Question
Colourmatics, a specialist printer of coloured fabrics, posters etc. is considering acquiring Alliance Printers, a small family-owned business that specialises in printing on unique materials.
Colourmatics, a specialist printer of coloured fabrics, posters etc. is considering acquiring Alliance Printers, a small family-owned business that specialises in printing on unique materials. Alliance Partners is currently financed with a debt-to-equity ratio of 0.25 and the market value of the firms assets is estimated to be R8 million. Colourmatics believes that acquiring Alliance Printers will enable them to serve a wider spectrum of markets by combining their unique capabilities.
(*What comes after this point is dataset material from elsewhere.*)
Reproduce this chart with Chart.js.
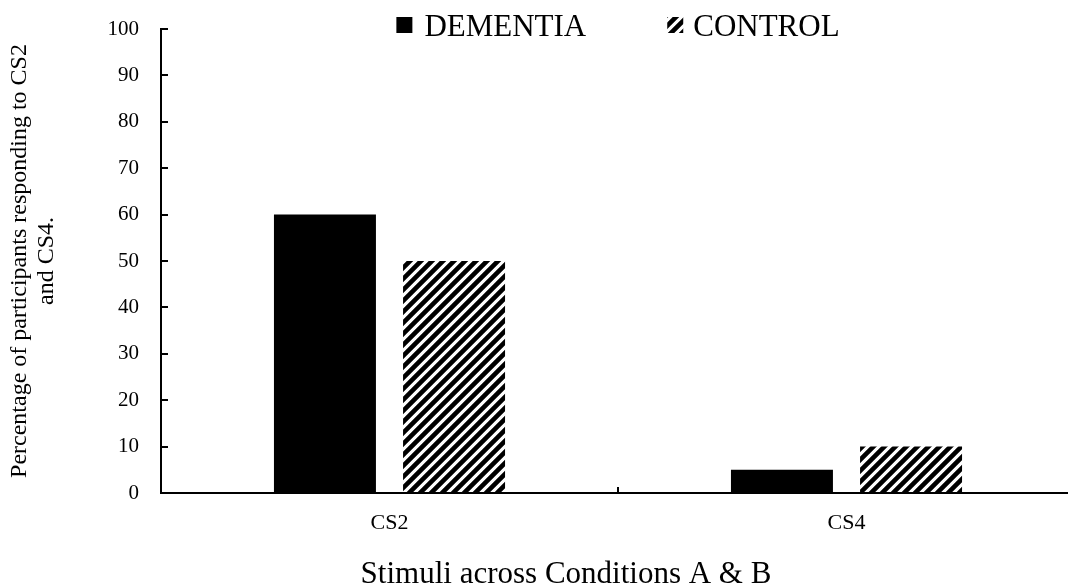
<!DOCTYPE html>
<html>
<head>
<meta charset="utf-8">
<script src="https://cdn.jsdelivr.net/npm/chart.js@4/dist/chart.umd.min.js"></script>
<style>
    html, body { margin: 0; padding: 0; background: #fff; overflow: hidden; }
    #contenedor { width: 1076px; height: 588px; }
</style>
</head>
<body>
<div id="contenedor"><canvas id="graficoEstimulos" width="1076" height="588"></canvas></div>
<script>
// Datos del gráfico
const categorias = ['CS2', 'CS4'];
const valoresDemencia = [60, 5];
const valoresControl = [50, 10];
const nombresSeries = ['DEMENTIA', 'CONTROL'];
const ejeYMin = 0;
const ejeYMax = 100;
const ejeYPaso = 10;
const tituloY = ['Percentage of participants responding to CS2', 'and CS4.'];
const tituloX = 'Stimuli across Conditions A & B';

const FUENTE = "'Liberation Serif', 'Times New Roman', serif";

// Rayado diagonal para la serie de control
function crearRayado() {
    const s = 11;
    const c = document.createElement('canvas');
    c.width = s;
    c.height = s;
    const g = c.getContext('2d');
    g.fillStyle = '#fff';
    g.fillRect(0, 0, s, s);
    g.strokeStyle = '#000';
    g.lineWidth = 4.6;
    g.beginPath();
    g.moveTo(-s, s); g.lineTo(s, -s);
    g.moveTo(0, s); g.lineTo(s, 0);
    g.moveTo(0, 2 * s); g.lineTo(2 * s, 0);
    g.stroke();
    return g.createPattern(c, 'repeat');
}

const rayado = crearRayado();

// Leyenda dibujada dentro del área superior
const leyendaPlugin = {
    id: 'leyendaSuperior',
    afterDraw(chart) {
        const ctx = chart.ctx;
        const area = chart.chartArea;
        ctx.save();
        ctx.font = '31px ' + FUENTE;
        ctx.textBaseline = 'alphabetic';
        ctx.fillStyle = '#000';
        const caja = 16;
        const w1 = ctx.measureText(nombresSeries[0]).width;
        const w2 = ctx.measureText(nombresSeries[1]).width;
        const total = caja + 12 + w1 + 81 + caja + 10 + w2;
        let x = (area.left + area.right) / 2 - total / 2;
        const base = 36;
        chart.data.datasets.forEach((ds, i) => {
            ctx.fillStyle = ds.backgroundColor;
            ctx.fillRect(x, 17, caja, caja);
            x += caja + (i === 0 ? 12 : 10);
            ctx.fillStyle = '#000';
            ctx.fillText(ds.label, x, base);
            x += (i === 0 ? w1 : w2) + 81;
        });
        ctx.restore();
    }
};

// Título del eje X
const tituloXPlugin = {
    id: 'tituloEjeX',
    afterDraw(chart) {
        const ctx = chart.ctx;
        ctx.save();
        ctx.font = '31px ' + FUENTE;
        ctx.fillStyle = '#000';
        ctx.textAlign = 'center';
        ctx.textBaseline = 'alphabetic';
        ctx.fillText(tituloX, 566, 583);
        ctx.restore();
    }
};

const ctx = document.getElementById('graficoEstimulos');

new Chart(ctx, {
    type: 'bar',
    data: {
        labels: categorias,
        datasets: [
            {
                label: nombresSeries[0],
                data: valoresDemencia,
                backgroundColor: '#000',
                borderWidth: 0,
                categoryPercentage: 0.565,
                barPercentage: 0.79
            },
            {
                label: nombresSeries[1],
                data: valoresControl,
                backgroundColor: rayado,
                borderWidth: 0,
                categoryPercentage: 0.565,
                barPercentage: 0.79
            }
        ]
    },
    options: {
        responsive: false,
        animation: false,
        layout: { padding: { top: 29, right: 1, left: 0, bottom: 0 } },
        plugins: {
            legend: { display: false },
            tooltip: { enabled: false }
        },
        scales: {
            x: {
                offset: true,
                grid: {
                    display: true,
                    drawOnChartArea: false,
                    offset: true,
                    tickLength: -6,
                    color: '#000',
                    lineWidth: 2
                },
                border: { display: true, color: '#000', width: 2 },
                ticks: {
                    color: '#000',
                    font: { family: FUENTE, size: 22 },
                    padding: 23
                },
                afterFit: function(scale) {
                    scale.height = 95;
                }
            },
            y: {
                min: ejeYMin,
                max: ejeYMax,
                ticks: {
                    stepSize: ejeYPaso,
                    color: '#000',
                    font: { family: FUENTE, size: 21 },
                    padding: 29
                },
                grid: {
                    drawOnChartArea: false,
                    tickLength: -7,
                    color: '#000',
                    lineWidth: 2
                },
                border: { display: true, color: '#000', width: 2 },
                title: {
                    display: true,
                    text: tituloY,
                    color: '#000',
                    font: { family: FUENTE, size: 24, lineHeight: 1.1 },
                    padding: { top: 7, bottom: 0 }
                },
                afterFit: function(scale) {
                    scale.width = 161;
                    // el padding de las etiquetas no debe empujar el área del gráfico
                    scale.paddingTop = 0;
                    scale.paddingBottom = 0;
                }
            }
        }
    },
    plugins: [leyendaPlugin, tituloXPlugin]
});
</script>
</body>
</html>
The manager of Colourmatics estimates that the increased sales as a consequence of the merger will be R900 000 in perpetuity. In addition to this, the manager also believes that the operating cash flows of Alliance Printers will be increased by R500 000 per annum for the next five years, and R300 000 per annum for the five years thereafter due to improved operating efficiency. However, Colourmatics will have to train their staff to be able to use the machines of Alliance Printers and this will cost R150 000 per annum for three years. Colourmatics will continue to pay tax at a rate of 33% and their cost of equity for an investment of this risk is 15%. The current market value of Coulourmatics equity is R42 million and the shares are trading at a price of R35. Colourmatics is considering paying for the acquisition either with cash of R10 million or by offering 250 000 shares in the joint company. a) Calculate the total value of the synergies arising from the acquisition. b) Calculate the NPV of the acquisition if Colourmatics purchases with cash. c) Calculate the NPV of the acquisition if Colourmatics purchases with stock. d) Based on your answers to part b and c, should Colourmatics proceed with the acquisition, and if so which method of payment is preferable?